It can personally be tough for me to find death metal that I can really get into. Most of what I try out isn’t bad per se, but after a while, it feels like the same old thing, the only difference really being different sounding vocalists and different production. There are, of course, some exceptions to the rule: Gorod is a good example of a band that managed to capture my interest with some excellent and provocative songwriting that made them stand apart from the others in their genre, as well as some of the more “classic” death metal bands like Death, Entombed, Nile and Morbid Angel.

I don’t believe that Germany’s Sucking Void have earned the level that Death or Nile have in terms of musicality and importance to the death metal genre, and nor do I say that they deserve it yet. However, they are definitely on a path towards death metal greatness, if they play their cards right.

What struck me first about the band—aside from their hilariously metal name and the starkly gruesome artwork adorning their Scavenger demo—is their stellar production. Admittedly, a death metal band’s production is probably not on the top of everyone’s lists of things to look for in a good death metal release, but this is just the beginning of how this band seems to differ. The bass can be clearly heard, for the most part, the tone of the guitar has this scooped out hardcore edge to it that I can’t seem to get enough of, and the vocals have a great range that are well represented in this recording.

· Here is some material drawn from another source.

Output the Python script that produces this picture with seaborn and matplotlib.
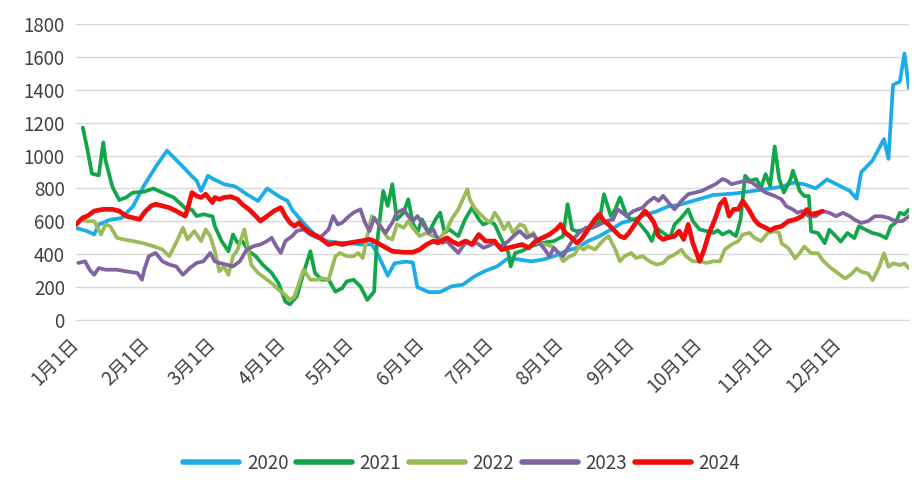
import pandas as pd
import matplotlib
matplotlib.use("Agg")
import matplotlib.pyplot as plt
import seaborn as sns

# 数据：每年按日（自1月1日起的天数）读取的数值
years = ["2020", "2021", "2022", "2023", "2024"]
colors = ["#1CACE8", "#12A54A", "#9BBB59", "#8064A2", "#F20D0D"]

days_2020 = [0, 5, 8, 10, 15, 20, 25, 30, 35, 40, 45, 48, 50, 53, 55, 58, 60, 65, 70, 75,
             80, 84, 90, 93, 95, 100, 102, 105, 110, 115, 120, 125, 130, 133, 137, 140, 145, 148, 150, 155,
             160, 165, 170, 175, 180, 185, 190, 195, 200, 205, 210, 215, 220, 225, 230, 235, 240, 245, 250, 255,
             260, 265, 270, 275, 280, 285, 290, 295, 300, 305, 310, 315, 320, 325, 330, 335, 340, 343, 345, 350,
             355, 357, 359, 362, 364, 366]
vals_2020 = [560, 540, 520, 580, 610, 620, 690, 820, 930, 1030, 960, 918, 887, 847, 785, 877, 860, 826, 812, 765,
             724, 800, 745, 724, 670, 590, 560, 520, 480, 470, 469, 459, 460, 390, 270, 345, 355, 350, 200, 170,
             170, 205, 215, 265, 300, 326, 377, 367, 357, 367, 388, 418, 439, 480, 510, 550, 592, 610, 640, 660,
             690, 700, 720, 740, 760, 765, 770, 780, 790, 800, 810, 835, 826, 800, 855, 820, 785, 738, 898, 970,
             1100, 980, 1430, 1450, 1620, 1410]

days_2021 = [3, 5, 7, 10, 12, 13, 16, 19, 22, 25, 30, 34, 38, 43, 48, 51, 53, 56, 60, 61,
             64, 67, 69, 71, 73, 76, 79, 82, 86, 89, 92, 94, 97, 100, 103, 105, 108, 111, 114, 117,
             119, 122, 125, 128, 131, 132, 134, 135, 137, 139, 141, 144, 146, 148, 150, 152, 155, 158, 160, 162,
             164, 168, 171, 174, 177, 179, 182, 184, 187, 190, 191, 193, 196, 200, 205, 210, 214, 216, 218, 220,
             224, 227, 230, 232, 235, 237, 239, 242, 244, 246, 251, 253, 255, 258, 261, 263, 266, 269, 271, 274,
             277, 280, 282, 284, 287, 290, 292, 294, 296, 299, 301, 303, 305, 307, 309, 311, 314, 315, 318, 320,
             322, 323, 326, 329, 331, 334, 336, 339, 342, 344, 347, 350, 353, 356, 358, 360, 362, 364, 366]
vals_2021 = [1170, 1040, 890, 880, 1080, 970, 810, 730, 745, 775, 780, 800, 775, 745, 680, 670, 632, 643, 630, 571,
             480, 418, 520, 469, 480, 418, 388, 337, 286, 224, 112, 95, 143, 286, 418, 286, 245, 245, 173, 194,
             235, 245, 204, 122, 173, 428, 673, 785, 694, 826, 612, 653, 734, 592, 530, 612, 530, 612, 653, 530,
             551, 510, 612, 683, 612, 581, 600, 581, 490, 408, 326, 408, 420, 449, 469, 480, 510, 704, 551, 540,
             551, 580, 602, 765, 632, 673, 745, 632, 612, 612, 530, 480, 561, 530, 500, 581, 622, 673, 602, 551,
             541, 530, 545, 520, 540, 510, 612, 877, 847, 857, 806, 887, 816, 1055, 857, 775, 857, 908, 785, 754,
             754, 539, 529, 467, 549, 508, 477, 529, 498, 570, 549, 529, 519, 498, 570, 590, 652, 642, 672]

days_2022 = [0, 2, 5, 8, 11, 13, 15, 18, 21, 25, 29, 34, 38, 41, 44, 47, 49, 52, 55, 57,
             59, 61, 63, 65, 67, 69, 71, 74, 77, 80, 83, 86, 89, 92, 94, 96, 98, 100, 103, 106,
             108, 111, 114, 116, 119, 122, 124, 126, 128, 130, 133, 135, 137, 139, 141, 144, 146, 148, 151, 154,
             157, 160, 163, 165, 168, 170, 172, 173, 175, 177, 180, 182, 184, 186, 188, 190, 192, 195, 197, 199,
             201, 203, 206, 209, 212, 214, 217, 219, 221, 223, 225, 228, 230, 232, 234, 237, 239, 241, 244, 246,
             249, 252, 255, 258, 260, 263, 266, 268, 271, 274, 277, 280, 283, 285, 288, 291, 293, 296, 298, 301,
             304, 307, 309, 310, 313, 316, 318, 320, 323, 326, 328, 331, 335, 338, 341, 343, 345, 348, 350, 353,
             355, 357, 359, 362, 364, 366]
vals_2022 = [580, 612, 600, 602, 520, 581, 571, 500, 490, 480, 469, 449, 428, 388, 469, 561, 490, 541, 480, 551,
             510, 420, 296, 326, 275, 388, 428, 551, 337, 286, 255, 224, 184, 153, 122, 143, 224, 306, 245, 245,
             255, 245, 388, 408, 388, 388, 408, 377, 510, 632, 592, 541, 500, 490, 581, 561, 602, 561, 510, 530,
             510, 500, 551, 612, 673, 734, 796, 734, 683, 653, 612, 592, 653, 612, 551, 592, 530, 581, 571, 510,
             530, 469, 459, 449, 408, 357, 388, 398, 449, 428, 449, 428, 459, 490, 510, 428, 357, 388, 408, 377,
             388, 357, 337, 347, 377, 398, 428, 388, 357, 357, 347, 357, 357, 428, 459, 480, 520, 530, 500, 480,
             530, 540, 529, 467, 437, 375, 406, 447, 406, 406, 365, 324, 283, 252, 283, 314, 293, 283, 242, 324,
             406, 324, 344, 334, 344, 314]

days_2023 = [1, 4, 6, 8, 10, 13, 18, 22, 27, 29, 30, 32, 35, 38, 41, 44, 47, 50, 53, 56,
             59, 61, 63, 66, 69, 72, 75, 78, 81, 84, 86, 88, 90, 92, 95, 97, 100, 103, 106, 108,
             111, 113, 115, 117, 120, 122, 125, 127, 129, 131, 133, 136, 139, 141, 144, 146, 148, 150, 152, 155,
             157, 159, 161, 163, 165, 168, 170, 172, 174, 176, 179, 181, 184, 187, 190, 193, 195, 198, 201, 203,
             206, 208, 210, 212, 214, 217, 219, 221, 224, 227, 230, 233, 236, 238, 240, 242, 245, 247, 249, 251,
             254, 256, 258, 261, 263, 266, 269, 272, 275, 278, 281, 284, 286, 288, 291, 294, 297, 300, 303, 305,
             307, 310, 312, 315, 317, 319, 322, 325, 328, 331, 334, 337, 340, 342, 345, 348, 351, 354, 357, 360,
             363, 366]
vals_2023 = [347, 357, 306, 275, 316, 306, 306, 296, 286, 245, 306, 388, 408, 357, 337, 326, 275, 316, 347, 357,
             408, 357, 347, 337, 326, 357, 428, 449, 459, 480, 500, 449, 408, 480, 510, 541, 551, 520, 500, 510,
             551, 632, 581, 592, 632, 653, 673, 592, 541, 622, 581, 530, 592, 653, 673, 632, 602, 632, 592, 530,
             551, 490, 469, 480, 449, 408, 449, 480, 459, 469, 439, 449, 469, 449, 480, 520, 541, 500, 520, 480,
             428, 388, 439, 408, 388, 459, 500, 530, 561, 561, 581, 602, 612, 673, 653, 632, 663, 673, 683, 714,
             745, 724, 755, 704, 673, 724, 765, 775, 785, 806, 826, 857, 847, 826, 836, 847, 836, 806, 775, 765,
             754, 734, 693, 672, 652, 662, 631, 631, 662, 652, 631, 652, 631, 611, 590, 601, 631, 631, 621, 601,
             601, 631]

days_2024 = [0, 3, 5, 8, 12, 16, 19, 22, 25, 28, 30, 33, 35, 38, 41, 44, 48, 49, 51, 53,
             55, 57, 60, 61, 63, 65, 68, 71, 73, 76, 79, 81, 84, 87, 90, 92, 94, 96, 98, 100,
             103, 106, 109, 111, 114, 117, 120, 125, 129, 131, 135, 139, 144, 148, 151, 154, 157, 159, 163, 165,
             168, 171, 174, 177, 180, 184, 185, 187, 190, 193, 196, 199, 202, 205, 208, 211, 213, 215, 217, 220,
             222, 225, 228, 230, 232, 234, 236, 239, 241, 243, 245, 247, 250, 252, 254, 256, 258, 260, 263, 265,
             267, 269, 271, 274, 276, 278, 281, 283, 285, 287, 289, 291, 293, 296, 298, 300, 303, 305, 307, 310,
             313, 316, 319, 321, 323, 326, 328]
vals_2024 = [581, 622, 632, 663, 673, 673, 663, 632, 622, 612, 653, 694, 704, 694, 683, 663, 632, 673, 775, 755,
             745, 765, 714, 745, 734, 745, 750, 734, 704, 673, 632, 602, 632, 663, 683, 632, 592, 571, 592, 561,
             530, 510, 480, 459, 469, 459, 469, 480, 490, 480, 449, 418, 412, 412, 428, 459, 480, 469, 500, 480,
             459, 480, 459, 520, 480, 480, 459, 428, 439, 449, 459, 439, 480, 500, 520, 551, 581, 530, 510, 469,
             490, 551, 612, 643, 602, 581, 551, 510, 500, 530, 571, 612, 663, 632, 592, 510, 490, 500, 510, 541,
             490, 581, 469, 357, 428, 520, 622, 704, 734, 632, 673, 673, 724, 663, 612, 581, 561, 545, 560, 570,
             601, 611, 631, 672, 642, 652, 662]

day_lists = [days_2020, days_2021, days_2022, days_2023, days_2024]
val_lists = [vals_2020, vals_2021, vals_2022, vals_2023, vals_2024]

# 月初刻度（闰年）
month_starts = [0, 31, 60, 91, 121, 152, 182, 213, 244, 274, 305, 335, 366]
month_labels = ["1月1日", "2月1日", "3月1日", "4月1日", "5月1日", "6月1日", "7月1日",
                "8月1日", "9月1日", "10月1日", "11月1日", "12月1日", ""]

frames = []
for y, d, v in zip(years, day_lists, val_lists):
    frames.append(pd.DataFrame({"day": d, "value": v, "year": y}))
df = pd.concat(frames, ignore_index=True)

sns.set_style("white")
plt.rcParams["font.family"] = ["Noto Sans CJK SC", "DejaVu Sans"]
text_color = "#404040"
grid_color = "#D9D9D9"

fig = plt.figure(figsize=(9.23, 4.84), dpi=100)
ax = fig.add_axes([0.0823, 0.3388, 0.9025, 0.6116])

for y, c in zip(years, colors):
    lw = 3.4 if y == "2024" else 2.7
    sns.lineplot(data=df[df["year"] == y], x="day", y="value", color=c, linewidth=lw,
                 estimator=None, ax=ax, label=y)

ax.set_xlim(0, 366)
ax.set_ylim(0, 1800)
ax.set_yticks(range(0, 1801, 200))
ax.set_xticks(month_starts)
ax.set_xticklabels(month_labels, rotation=45, ha="right", va="center", rotation_mode="anchor")
ax.set_xlabel("")
ax.set_ylabel("")
ax.grid(axis="y", color=grid_color, linewidth=1)
ax.set_axisbelow(True)
for side in ["top", "right", "left"]:
    ax.spines[side].set_visible(False)
ax.spines["bottom"].set_color(grid_color)
ax.tick_params(axis="x", length=7, color=grid_color, labelsize=13.5, labelcolor=text_color, pad=8)
ax.tick_params(axis="y", length=0, labelsize=13.5, labelcolor=text_color, pad=8)

handles, labels = ax.get_legend_handles_labels()
ax.get_legend().remove()
leg = fig.legend(handles, labels, loc="center", bbox_to_anchor=(0.5, 0.043), ncol=5, frameon=False,
                 fontsize=13.5, handlelength=3.0, handletextpad=0.4, columnspacing=0.4)
for t in leg.get_texts():
    t.set_color(text_color)
for h in leg.get_lines():
    h.set_linewidth(4)

fig.savefig("out.png", dpi=100)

Songwriting-wise, Sucking Void is pretty stellar, playing an almost dizzying amount of riffs and licks for a death metal band that feels more on the side of traditional death metal than tech-death. But don’t just draw them into a corner, thinking that they’re a mathcore band or utilizing jump cuts like Naked City; these riffs are used intelligently, and sync into each other very well.

Although they only have a demo and a new single on their hands, Sucking Void have already established themselves as a band that clearly cares about quality, whether it comes to their songwriting, visual presentation, or production. Again, they aren’t nearly the band that Death or Morbid Angel are, but I can see them on their way to that, slowly but surely.